INSTRUCTIONS TO FOLLOW - Return all entries precisely as they stand, without the images.

TASK INPUT -
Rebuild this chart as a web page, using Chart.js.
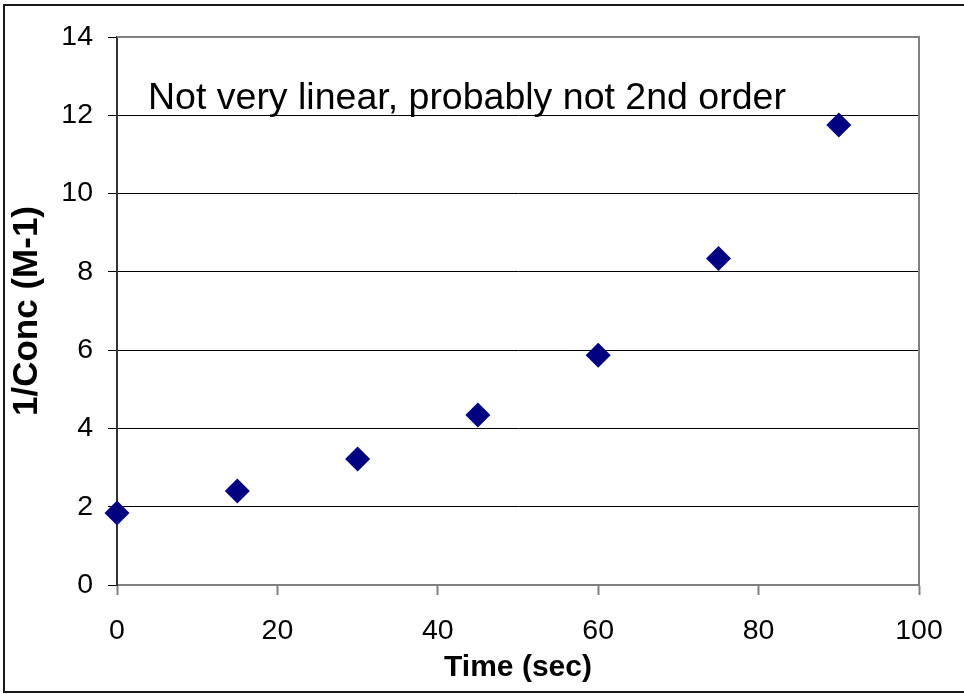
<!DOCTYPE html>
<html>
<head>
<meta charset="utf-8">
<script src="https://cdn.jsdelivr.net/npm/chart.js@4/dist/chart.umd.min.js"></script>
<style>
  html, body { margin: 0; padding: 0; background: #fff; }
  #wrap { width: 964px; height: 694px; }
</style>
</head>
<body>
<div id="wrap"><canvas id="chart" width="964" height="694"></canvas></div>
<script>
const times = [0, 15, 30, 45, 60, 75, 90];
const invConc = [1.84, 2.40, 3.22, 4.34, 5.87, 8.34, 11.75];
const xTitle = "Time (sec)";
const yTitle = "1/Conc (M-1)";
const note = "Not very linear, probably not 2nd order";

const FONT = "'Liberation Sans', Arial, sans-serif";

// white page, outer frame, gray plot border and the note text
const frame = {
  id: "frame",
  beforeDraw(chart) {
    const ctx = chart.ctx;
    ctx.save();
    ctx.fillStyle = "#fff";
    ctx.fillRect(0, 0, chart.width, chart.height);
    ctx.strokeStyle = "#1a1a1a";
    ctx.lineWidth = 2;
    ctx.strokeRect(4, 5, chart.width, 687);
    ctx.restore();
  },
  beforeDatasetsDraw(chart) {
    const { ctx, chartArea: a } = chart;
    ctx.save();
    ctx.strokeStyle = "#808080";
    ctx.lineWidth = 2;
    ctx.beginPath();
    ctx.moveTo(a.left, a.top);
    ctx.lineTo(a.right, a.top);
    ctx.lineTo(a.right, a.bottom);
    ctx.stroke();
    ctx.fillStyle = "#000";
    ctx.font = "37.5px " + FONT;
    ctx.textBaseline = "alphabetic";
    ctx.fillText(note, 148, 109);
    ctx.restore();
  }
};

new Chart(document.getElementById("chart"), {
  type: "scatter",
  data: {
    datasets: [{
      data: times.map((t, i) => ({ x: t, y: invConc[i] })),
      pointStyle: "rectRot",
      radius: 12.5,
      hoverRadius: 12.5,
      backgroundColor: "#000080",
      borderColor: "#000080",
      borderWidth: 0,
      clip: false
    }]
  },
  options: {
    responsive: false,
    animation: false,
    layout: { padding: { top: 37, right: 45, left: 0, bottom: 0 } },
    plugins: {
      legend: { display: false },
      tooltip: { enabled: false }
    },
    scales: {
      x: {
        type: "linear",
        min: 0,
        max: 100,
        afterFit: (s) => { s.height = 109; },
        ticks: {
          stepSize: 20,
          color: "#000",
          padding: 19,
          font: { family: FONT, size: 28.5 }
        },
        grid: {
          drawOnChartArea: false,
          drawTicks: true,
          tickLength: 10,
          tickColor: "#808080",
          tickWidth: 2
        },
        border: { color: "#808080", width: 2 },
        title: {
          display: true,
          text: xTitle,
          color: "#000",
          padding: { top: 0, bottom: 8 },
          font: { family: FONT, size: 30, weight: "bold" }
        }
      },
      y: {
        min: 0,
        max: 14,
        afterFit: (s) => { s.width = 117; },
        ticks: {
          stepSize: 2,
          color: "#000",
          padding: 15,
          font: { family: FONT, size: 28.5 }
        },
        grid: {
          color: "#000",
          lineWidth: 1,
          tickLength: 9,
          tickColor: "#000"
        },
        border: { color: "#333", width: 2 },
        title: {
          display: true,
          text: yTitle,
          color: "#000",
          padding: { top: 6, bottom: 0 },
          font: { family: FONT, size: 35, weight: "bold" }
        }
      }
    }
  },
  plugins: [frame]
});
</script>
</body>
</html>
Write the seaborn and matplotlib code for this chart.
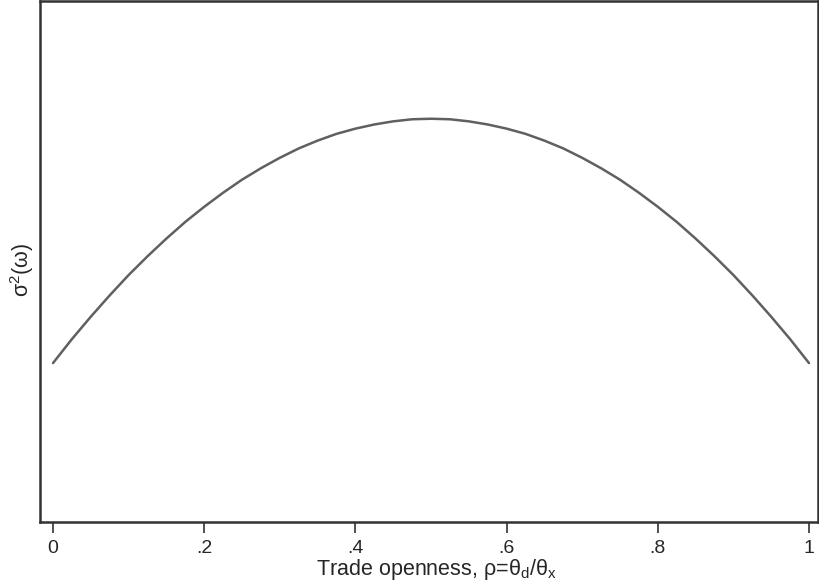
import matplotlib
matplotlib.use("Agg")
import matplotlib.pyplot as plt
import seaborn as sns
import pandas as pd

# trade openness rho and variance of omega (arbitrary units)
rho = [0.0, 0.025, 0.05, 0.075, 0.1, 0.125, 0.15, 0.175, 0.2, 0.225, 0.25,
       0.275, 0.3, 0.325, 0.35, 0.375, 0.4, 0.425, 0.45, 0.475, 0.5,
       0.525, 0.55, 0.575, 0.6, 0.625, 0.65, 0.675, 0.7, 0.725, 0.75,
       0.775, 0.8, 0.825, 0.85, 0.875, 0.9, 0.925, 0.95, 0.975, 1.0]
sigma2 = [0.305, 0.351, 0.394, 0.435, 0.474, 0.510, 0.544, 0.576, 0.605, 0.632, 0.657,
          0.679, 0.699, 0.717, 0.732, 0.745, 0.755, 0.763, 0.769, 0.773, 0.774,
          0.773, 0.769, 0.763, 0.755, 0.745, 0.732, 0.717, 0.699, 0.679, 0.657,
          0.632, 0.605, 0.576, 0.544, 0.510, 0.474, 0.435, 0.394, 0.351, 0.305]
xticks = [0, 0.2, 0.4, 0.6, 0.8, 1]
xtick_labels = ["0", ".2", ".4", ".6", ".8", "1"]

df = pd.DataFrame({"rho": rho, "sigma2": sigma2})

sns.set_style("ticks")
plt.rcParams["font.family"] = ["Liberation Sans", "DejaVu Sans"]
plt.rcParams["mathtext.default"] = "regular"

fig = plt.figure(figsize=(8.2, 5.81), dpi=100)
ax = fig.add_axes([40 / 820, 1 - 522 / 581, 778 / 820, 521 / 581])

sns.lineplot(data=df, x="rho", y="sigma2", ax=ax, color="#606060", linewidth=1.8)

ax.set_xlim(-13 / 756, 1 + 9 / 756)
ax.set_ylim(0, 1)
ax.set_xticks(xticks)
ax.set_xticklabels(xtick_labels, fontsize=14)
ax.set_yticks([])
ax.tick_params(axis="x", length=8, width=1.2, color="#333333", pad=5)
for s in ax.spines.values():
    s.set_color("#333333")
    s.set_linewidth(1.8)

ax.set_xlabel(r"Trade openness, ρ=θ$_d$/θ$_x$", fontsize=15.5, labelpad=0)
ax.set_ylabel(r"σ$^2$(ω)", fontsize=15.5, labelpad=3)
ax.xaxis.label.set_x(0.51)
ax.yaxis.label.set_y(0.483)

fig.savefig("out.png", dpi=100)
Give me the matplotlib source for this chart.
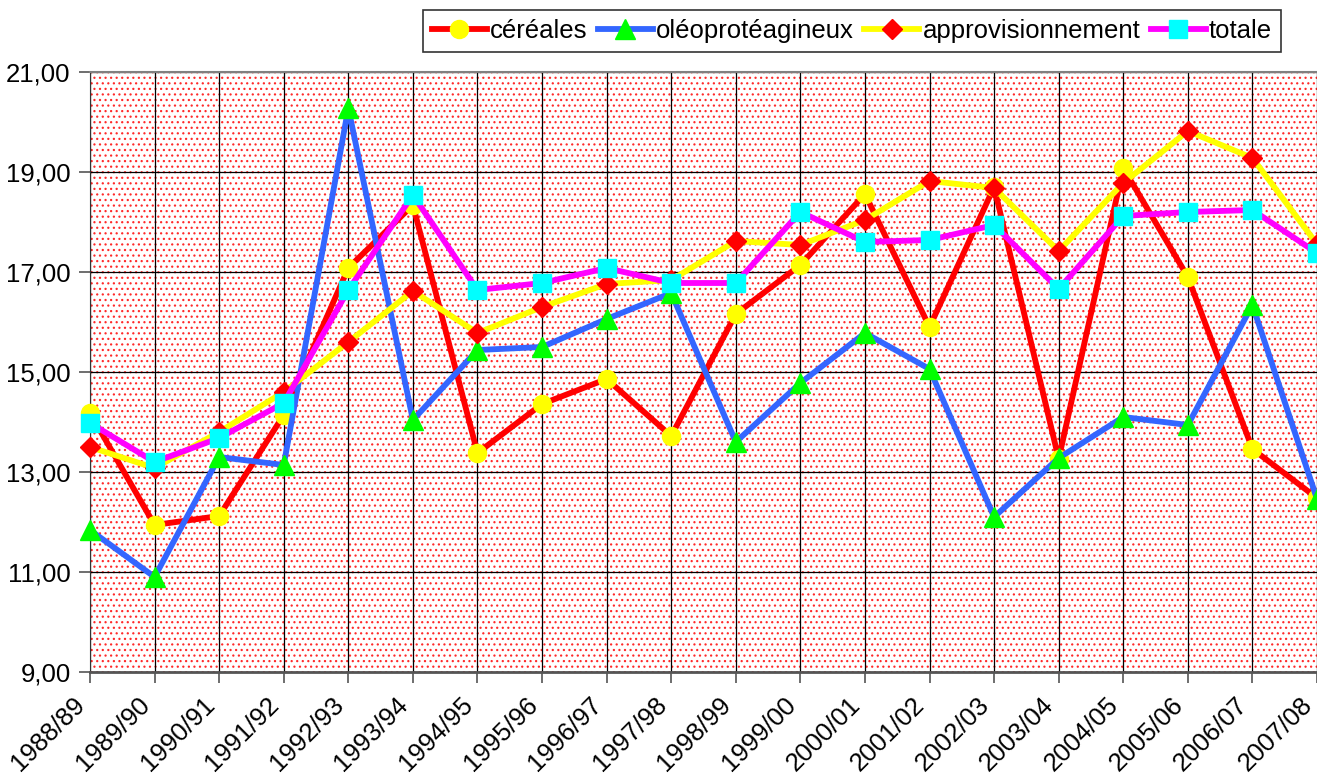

COMPLETED EXERCISE -
Rebuild this chart as a web page, using Chart.js.
<!DOCTYPE html>
<html>
<head>
<meta charset="utf-8">
<script src="https://cdn.jsdelivr.net/npm/chart.js@4/dist/chart.umd.min.js"></script>
<style>
  html, body { margin: 0; padding: 0; background: #fff; }
  #wrap { width: 964px; height: 694px; }
</style>
</head>
<body>
<div id="wrap"><canvas id="chart" width="964" height="694"></canvas></div>
<script>
const times = [0, 15, 30, 45, 60, 75, 90];
const invConc = [1.84, 2.40, 3.22, 4.34, 5.87, 8.34, 11.75];
const xTitle = "Time (sec)";
const yTitle = "1/Conc (M-1)";
const note = "Not very linear, probably not 2nd order";

const FONT = "'Liberation Sans', Arial, sans-serif";

// white page, outer frame, gray plot border and the note text
const frame = {
  id: "frame",
  beforeDraw(chart) {
    const ctx = chart.ctx;
    ctx.save();
    ctx.fillStyle = "#fff";
    ctx.fillRect(0, 0, chart.width, chart.height);
    ctx.strokeStyle = "#1a1a1a";
    ctx.lineWidth = 2;
    ctx.strokeRect(4, 5, chart.width, 687);
    ctx.restore();
  },
  beforeDatasetsDraw(chart) {
    const { ctx, chartArea: a } = chart;
    ctx.save();
    ctx.strokeStyle = "#808080";
    ctx.lineWidth = 2;
    ctx.beginPath();
    ctx.moveTo(a.left, a.top);
    ctx.lineTo(a.right, a.top);
    ctx.lineTo(a.right, a.bottom);
    ctx.stroke();
    ctx.fillStyle = "#000";
    ctx.font = "37.5px " + FONT;
    ctx.textBaseline = "alphabetic";
    ctx.fillText(note, 148, 109);
    ctx.restore();
  }
};

new Chart(document.getElementById("chart"), {
  type: "scatter",
  data: {
    datasets: [{
      data: times.map((t, i) => ({ x: t, y: invConc[i] })),
      pointStyle: "rectRot",
      radius: 12.5,
      hoverRadius: 12.5,
      backgroundColor: "#000080",
      borderColor: "#000080",
      borderWidth: 0,
      clip: false
    }]
  },
  options: {
    responsive: false,
    animation: false,
    layout: { padding: { top: 37, right: 45, left: 0, bottom: 0 } },
    plugins: {
      legend: { display: false },
      tooltip: { enabled: false }
    },
    scales: {
      x: {
        type: "linear",
        min: 0,
        max: 100,
        afterFit: (s) => { s.height = 109; },
        ticks: {
          stepSize: 20,
          color: "#000",
          padding: 19,
          font: { family: FONT, size: 28.5 }
        },
        grid: {
          drawOnChartArea: false,
          drawTicks: true,
          tickLength: 10,
          tickColor: "#808080",
          tickWidth: 2
        },
        border: { color: "#808080", width: 2 },
        title: {
          display: true,
          text: xTitle,
          color: "#000",
          padding: { top: 0, bottom: 8 },
          font: { family: FONT, size: 30, weight: "bold" }
        }
      },
      y: {
        min: 0,
        max: 14,
        afterFit: (s) => { s.width = 117; },
        ticks: {
          stepSize: 2,
          color: "#000",
          padding: 15,
          font: { family: FONT, size: 28.5 }
        },
        grid: {
          color: "#000",
          lineWidth: 1,
          tickLength: 9,
          tickColor: "#000"
        },
        border: { color: "#333", width: 2 },
        title: {
          display: true,
          text: yTitle,
          color: "#000",
          padding: { top: 6, bottom: 0 },
          font: { family: FONT, size: 35, weight: "bold" }
        }
      }
    }
  },
  plugins: [frame]
});
</script>
</body>
</html>
Write the seaborn and matplotlib code for this chart.
import matplotlib
matplotlib.use("Agg")
import matplotlib.pyplot as plt
import seaborn as sns
import pandas as pd

# trade openness rho and variance of omega (arbitrary units)
rho = [0.0, 0.025, 0.05, 0.075, 0.1, 0.125, 0.15, 0.175, 0.2, 0.225, 0.25,
       0.275, 0.3, 0.325, 0.35, 0.375, 0.4, 0.425, 0.45, 0.475, 0.5,
       0.525, 0.55, 0.575, 0.6, 0.625, 0.65, 0.675, 0.7, 0.725, 0.75,
       0.775, 0.8, 0.825, 0.85, 0.875, 0.9, 0.925, 0.95, 0.975, 1.0]
sigma2 = [0.305, 0.351, 0.394, 0.435, 0.474, 0.510, 0.544, 0.576, 0.605, 0.632, 0.657,
          0.679, 0.699, 0.717, 0.732, 0.745, 0.755, 0.763, 0.769, 0.773, 0.774,
          0.773, 0.769, 0.763, 0.755, 0.745, 0.732, 0.717, 0.699, 0.679, 0.657,
          0.632, 0.605, 0.576, 0.544, 0.510, 0.474, 0.435, 0.394, 0.351, 0.305]
xticks = [0, 0.2, 0.4, 0.6, 0.8, 1]
xtick_labels = ["0", ".2", ".4", ".6", ".8", "1"]

df = pd.DataFrame({"rho": rho, "sigma2": sigma2})

sns.set_style("ticks")
plt.rcParams["font.family"] = ["Liberation Sans", "DejaVu Sans"]
plt.rcParams["mathtext.default"] = "regular"

fig = plt.figure(figsize=(8.2, 5.81), dpi=100)
ax = fig.add_axes([40 / 820, 1 - 522 / 581, 778 / 820, 521 / 581])

sns.lineplot(data=df, x="rho", y="sigma2", ax=ax, color="#606060", linewidth=1.8)

ax.set_xlim(-13 / 756, 1 + 9 / 756)
ax.set_ylim(0, 1)
ax.set_xticks(xticks)
ax.set_xticklabels(xtick_labels, fontsize=14)
ax.set_yticks([])
ax.tick_params(axis="x", length=8, width=1.2, color="#333333", pad=5)
for s in ax.spines.values():
    s.set_color("#333333")
    s.set_linewidth(1.8)

ax.set_xlabel(r"Trade openness, ρ=θ$_d$/θ$_x$", fontsize=15.5, labelpad=0)
ax.set_ylabel(r"σ$^2$(ω)", fontsize=15.5, labelpad=3)
ax.xaxis.label.set_x(0.51)
ax.yaxis.label.set_y(0.483)

fig.savefig("out.png", dpi=100)
Give me the matplotlib source for this chart.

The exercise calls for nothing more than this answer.